■ TASK STATEMENT:
In the listing below, count the lines containing the string "this" and state only the number.

— start —

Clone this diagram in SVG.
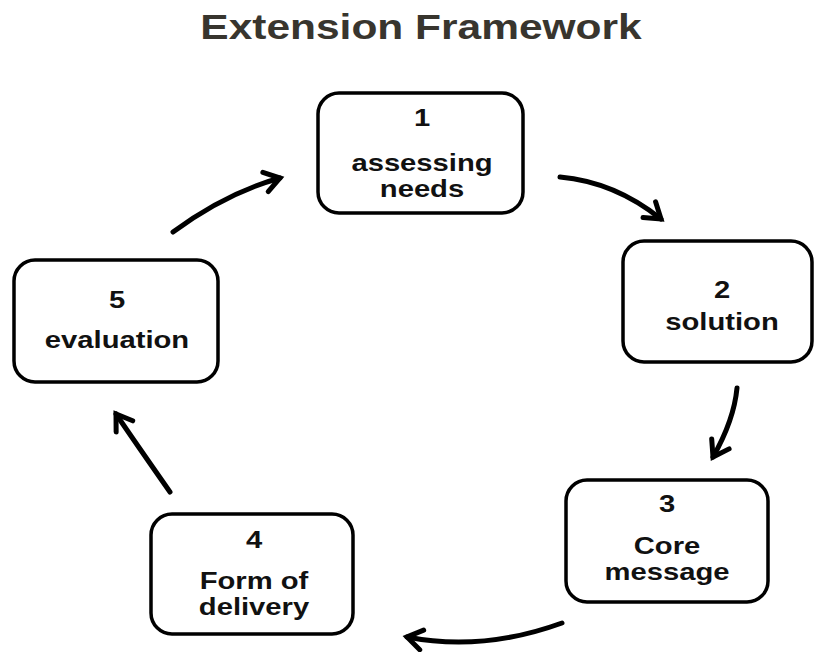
<svg xmlns="http://www.w3.org/2000/svg" width="815" height="652" viewBox="0 0 815 652">
  <defs>
    <style>
      .box { fill: #ffffff; stroke: #000000; stroke-width: 3.5; }
      .lbl { font-family: "Liberation Sans", Arial, sans-serif; font-weight: bold; font-size: 23px; fill: #111111; text-anchor: middle; }
      .title { font-family: "Liberation Sans", Arial, sans-serif; font-weight: bold; font-size: 36px; fill: #38352e; text-anchor: middle; }
      .link { fill: none; stroke: #000000; stroke-width: 5; stroke-linecap: round; }
    </style>
    <marker id="chev" markerUnits="userSpaceOnUse" markerWidth="40" markerHeight="40" viewBox="-20 -20 40 40" refX="0" refY="0" orient="auto">
      <path d="M-15,-10 L0,0 L-15,10" fill="none" stroke="#000000" stroke-width="5" stroke-linecap="round" stroke-linejoin="miter"/>
    </marker>
  </defs>

  <rect width="815" height="652" fill="#ffffff"/>

  <g transform="translate(421,39) scale(1.18,1)">
    <text class="title" x="0" y="0">Extension Framework</text>
  </g>

  <g id="connectors">
    <path class="link" d="M560,177 Q615,182 661,219" marker-end="url(#chev)"/>
    <path class="link" d="M737,388 Q734,420 713,457" marker-end="url(#chev)"/>
    <path class="link" d="M562,623 Q482,652 407,637" marker-end="url(#chev)"/>
    <path class="link" d="M170,492 Q135,442 116,414" marker-end="url(#chev)"/>
    <path class="link" d="M173,232 Q226,193 280,178" marker-end="url(#chev)"/>
  </g>

  <g id="node1">
    <rect class="box" x="318" y="93" width="205" height="120" rx="21"/>
    <g transform="translate(422,0) scale(1.27,1)">
      <text class="lbl" x="0" y="126">1</text>
      <text class="lbl" x="0" y="171">assessing</text>
      <text class="lbl" x="0" y="197">needs</text>
    </g>
  </g>

  <g id="node2">
    <rect class="box" x="623" y="241" width="189" height="121" rx="21"/>
    <g transform="translate(722,0) scale(1.27,1)">
      <text class="lbl" x="0" y="298">2</text>
      <text class="lbl" x="0" y="330">solution</text>
    </g>
  </g>

  <g id="node3">
    <rect class="box" x="566" y="480" width="202" height="122" rx="21"/>
    <g transform="translate(667,0) scale(1.27,1)">
      <text class="lbl" x="0" y="512">3</text>
      <text class="lbl" x="0" y="554">Core</text>
      <text class="lbl" x="0" y="580">message</text>
    </g>
  </g>

  <g id="node4">
    <rect class="box" x="151" y="514" width="202" height="120" rx="21"/>
    <g transform="translate(254,0) scale(1.27,1)">
      <text class="lbl" x="0" y="548">4</text>
      <text class="lbl" x="0" y="589">Form of</text>
      <text class="lbl" x="0" y="615">delivery</text>
    </g>
  </g>

  <g id="node5">
    <rect class="box" x="14" y="260" width="204" height="122" rx="21"/>
    <g transform="translate(117,0) scale(1.27,1)">
      <text class="lbl" x="0" y="308">5</text>
      <text class="lbl" x="0" y="348">evaluation</text>
    </g>
  </g>
</svg>
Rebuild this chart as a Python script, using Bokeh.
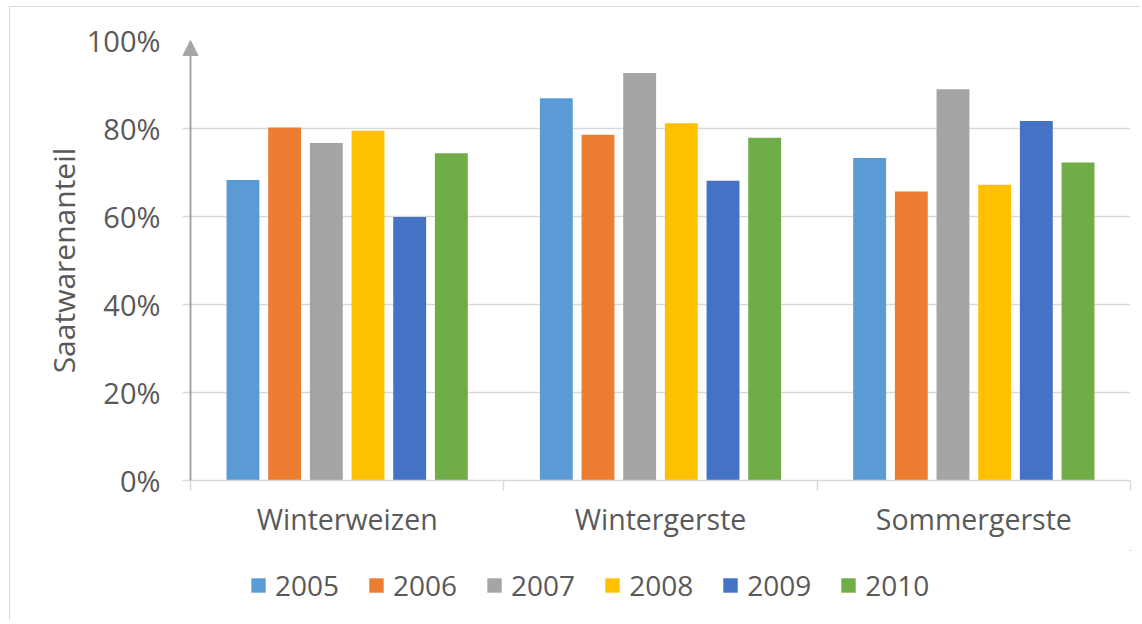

— end —

■ THE SOLUTION:
2